— START Entries shown —

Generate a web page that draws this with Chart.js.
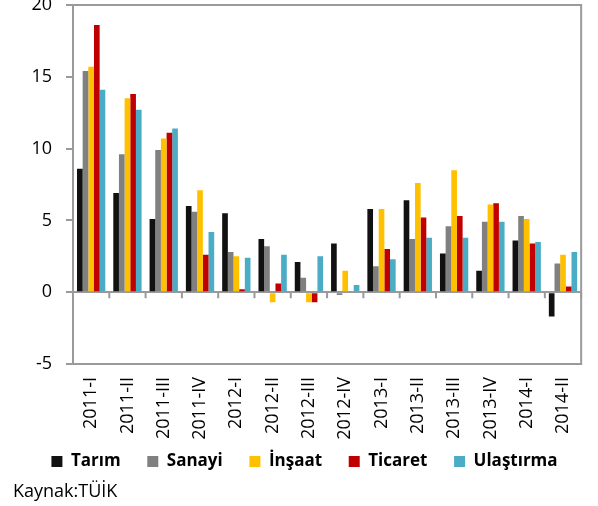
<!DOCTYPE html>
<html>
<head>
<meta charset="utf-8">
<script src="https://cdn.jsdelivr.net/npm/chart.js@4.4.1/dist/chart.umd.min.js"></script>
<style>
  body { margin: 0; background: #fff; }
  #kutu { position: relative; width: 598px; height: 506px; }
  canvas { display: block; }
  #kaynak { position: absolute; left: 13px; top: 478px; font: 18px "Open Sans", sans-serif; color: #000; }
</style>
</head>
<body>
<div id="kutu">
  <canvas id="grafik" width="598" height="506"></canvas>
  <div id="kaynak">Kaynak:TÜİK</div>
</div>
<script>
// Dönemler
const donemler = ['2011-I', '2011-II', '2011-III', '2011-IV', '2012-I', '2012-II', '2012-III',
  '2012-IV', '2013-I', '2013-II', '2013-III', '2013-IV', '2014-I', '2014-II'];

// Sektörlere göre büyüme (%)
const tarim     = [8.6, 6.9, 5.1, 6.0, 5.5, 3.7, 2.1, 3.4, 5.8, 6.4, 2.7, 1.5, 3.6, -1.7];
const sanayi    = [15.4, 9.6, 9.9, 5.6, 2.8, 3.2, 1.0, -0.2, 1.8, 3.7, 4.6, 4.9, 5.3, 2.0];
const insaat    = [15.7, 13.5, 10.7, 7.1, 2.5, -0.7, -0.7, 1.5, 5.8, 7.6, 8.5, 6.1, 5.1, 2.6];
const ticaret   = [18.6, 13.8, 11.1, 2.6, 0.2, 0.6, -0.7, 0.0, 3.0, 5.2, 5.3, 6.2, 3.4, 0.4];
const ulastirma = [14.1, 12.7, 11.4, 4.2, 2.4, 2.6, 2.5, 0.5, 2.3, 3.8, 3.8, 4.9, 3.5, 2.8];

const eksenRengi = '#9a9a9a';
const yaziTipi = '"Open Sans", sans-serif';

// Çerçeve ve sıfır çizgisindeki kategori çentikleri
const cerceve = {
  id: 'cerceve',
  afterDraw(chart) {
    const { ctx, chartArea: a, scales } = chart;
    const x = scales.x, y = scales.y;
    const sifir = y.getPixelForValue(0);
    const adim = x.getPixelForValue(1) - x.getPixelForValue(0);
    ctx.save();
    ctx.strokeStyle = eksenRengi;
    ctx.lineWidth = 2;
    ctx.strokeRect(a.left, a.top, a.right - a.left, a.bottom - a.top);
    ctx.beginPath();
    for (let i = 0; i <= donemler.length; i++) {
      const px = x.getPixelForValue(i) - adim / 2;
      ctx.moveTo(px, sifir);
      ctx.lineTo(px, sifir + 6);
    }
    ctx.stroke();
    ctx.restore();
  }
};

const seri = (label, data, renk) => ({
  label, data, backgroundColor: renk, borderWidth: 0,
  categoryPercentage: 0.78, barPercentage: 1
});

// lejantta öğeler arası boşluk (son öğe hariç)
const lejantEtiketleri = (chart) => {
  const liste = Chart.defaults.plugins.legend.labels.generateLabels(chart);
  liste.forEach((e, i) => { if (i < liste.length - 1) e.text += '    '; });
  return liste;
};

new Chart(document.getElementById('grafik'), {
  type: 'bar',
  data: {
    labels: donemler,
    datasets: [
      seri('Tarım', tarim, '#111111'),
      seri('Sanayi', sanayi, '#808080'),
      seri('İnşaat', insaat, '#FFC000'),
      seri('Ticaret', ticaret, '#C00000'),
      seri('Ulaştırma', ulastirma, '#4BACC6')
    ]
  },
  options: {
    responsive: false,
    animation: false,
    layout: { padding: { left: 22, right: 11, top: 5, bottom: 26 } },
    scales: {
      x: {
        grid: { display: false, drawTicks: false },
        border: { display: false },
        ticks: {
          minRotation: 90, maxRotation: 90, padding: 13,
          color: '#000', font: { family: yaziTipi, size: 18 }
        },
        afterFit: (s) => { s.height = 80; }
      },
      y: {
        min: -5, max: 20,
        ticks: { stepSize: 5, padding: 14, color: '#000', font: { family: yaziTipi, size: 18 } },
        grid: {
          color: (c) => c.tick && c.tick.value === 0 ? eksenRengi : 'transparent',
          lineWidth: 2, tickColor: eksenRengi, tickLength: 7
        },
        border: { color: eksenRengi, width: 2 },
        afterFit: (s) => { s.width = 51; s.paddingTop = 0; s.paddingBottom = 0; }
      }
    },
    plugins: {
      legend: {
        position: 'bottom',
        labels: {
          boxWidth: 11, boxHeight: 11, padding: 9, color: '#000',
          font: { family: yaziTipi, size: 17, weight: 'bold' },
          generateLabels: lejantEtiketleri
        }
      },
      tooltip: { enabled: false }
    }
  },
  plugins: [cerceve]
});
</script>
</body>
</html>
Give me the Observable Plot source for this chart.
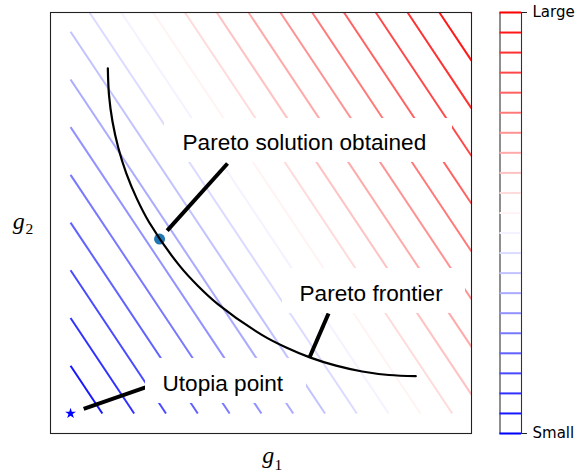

— END Entries shown —

Task brief:
Omit the pictures, then quote the rest of the material above exactly.

Written response:
Generate a web page that draws this with Chart.js.
<!DOCTYPE html>
<html>
<head>
<meta charset="utf-8">
<script src="https://cdn.jsdelivr.net/npm/chart.js@4.4.1/dist/chart.umd.min.js"></script>
<style>
  body { margin: 0; background: #fff; }
  #kutu { position: relative; width: 598px; height: 506px; }
  canvas { display: block; }
  #kaynak { position: absolute; left: 13px; top: 478px; font: 18px "Open Sans", sans-serif; color: #000; }
</style>
</head>
<body>
<div id="kutu">
  <canvas id="grafik" width="598" height="506"></canvas>
  <div id="kaynak">Kaynak:TÜİK</div>
</div>
<script>
// Dönemler
const donemler = ['2011-I', '2011-II', '2011-III', '2011-IV', '2012-I', '2012-II', '2012-III',
  '2012-IV', '2013-I', '2013-II', '2013-III', '2013-IV', '2014-I', '2014-II'];

// Sektörlere göre büyüme (%)
const tarim     = [8.6, 6.9, 5.1, 6.0, 5.5, 3.7, 2.1, 3.4, 5.8, 6.4, 2.7, 1.5, 3.6, -1.7];
const sanayi    = [15.4, 9.6, 9.9, 5.6, 2.8, 3.2, 1.0, -0.2, 1.8, 3.7, 4.6, 4.9, 5.3, 2.0];
const insaat    = [15.7, 13.5, 10.7, 7.1, 2.5, -0.7, -0.7, 1.5, 5.8, 7.6, 8.5, 6.1, 5.1, 2.6];
const ticaret   = [18.6, 13.8, 11.1, 2.6, 0.2, 0.6, -0.7, 0.0, 3.0, 5.2, 5.3, 6.2, 3.4, 0.4];
const ulastirma = [14.1, 12.7, 11.4, 4.2, 2.4, 2.6, 2.5, 0.5, 2.3, 3.8, 3.8, 4.9, 3.5, 2.8];

const eksenRengi = '#9a9a9a';
const yaziTipi = '"Open Sans", sans-serif';

// Çerçeve ve sıfır çizgisindeki kategori çentikleri
const cerceve = {
  id: 'cerceve',
  afterDraw(chart) {
    const { ctx, chartArea: a, scales } = chart;
    const x = scales.x, y = scales.y;
    const sifir = y.getPixelForValue(0);
    const adim = x.getPixelForValue(1) - x.getPixelForValue(0);
    ctx.save();
    ctx.strokeStyle = eksenRengi;
    ctx.lineWidth = 2;
    ctx.strokeRect(a.left, a.top, a.right - a.left, a.bottom - a.top);
    ctx.beginPath();
    for (let i = 0; i <= donemler.length; i++) {
      const px = x.getPixelForValue(i) - adim / 2;
      ctx.moveTo(px, sifir);
      ctx.lineTo(px, sifir + 6);
    }
    ctx.stroke();
    ctx.restore();
  }
};

const seri = (label, data, renk) => ({
  label, data, backgroundColor: renk, borderWidth: 0,
  categoryPercentage: 0.78, barPercentage: 1
});

// lejantta öğeler arası boşluk (son öğe hariç)
const lejantEtiketleri = (chart) => {
  const liste = Chart.defaults.plugins.legend.labels.generateLabels(chart);
  liste.forEach((e, i) => { if (i < liste.length - 1) e.text += '    '; });
  return liste;
};

new Chart(document.getElementById('grafik'), {
  type: 'bar',
  data: {
    labels: donemler,
    datasets: [
      seri('Tarım', tarim, '#111111'),
      seri('Sanayi', sanayi, '#808080'),
      seri('İnşaat', insaat, '#FFC000'),
      seri('Ticaret', ticaret, '#C00000'),
      seri('Ulaştırma', ulastirma, '#4BACC6')
    ]
  },
  options: {
    responsive: false,
    animation: false,
    layout: { padding: { left: 22, right: 11, top: 5, bottom: 26 } },
    scales: {
      x: {
        grid: { display: false, drawTicks: false },
        border: { display: false },
        ticks: {
          minRotation: 90, maxRotation: 90, padding: 13,
          color: '#000', font: { family: yaziTipi, size: 18 }
        },
        afterFit: (s) => { s.height = 80; }
      },
      y: {
        min: -5, max: 20,
        ticks: { stepSize: 5, padding: 14, color: '#000', font: { family: yaziTipi, size: 18 } },
        grid: {
          color: (c) => c.tick && c.tick.value === 0 ? eksenRengi : 'transparent',
          lineWidth: 2, tickColor: eksenRengi, tickLength: 7
        },
        border: { color: eksenRengi, width: 2 },
        afterFit: (s) => { s.width = 51; s.paddingTop = 0; s.paddingBottom = 0; }
      }
    },
    plugins: {
      legend: {
        position: 'bottom',
        labels: {
          boxWidth: 11, boxHeight: 11, padding: 9, color: '#000',
          font: { family: yaziTipi, size: 17, weight: 'bold' },
          generateLabels: lejantEtiketleri
        }
      },
      tooltip: { enabled: false }
    }
  },
  plugins: [cerceve]
});
</script>
</body>
</html>
Give me the Observable Plot source for this chart.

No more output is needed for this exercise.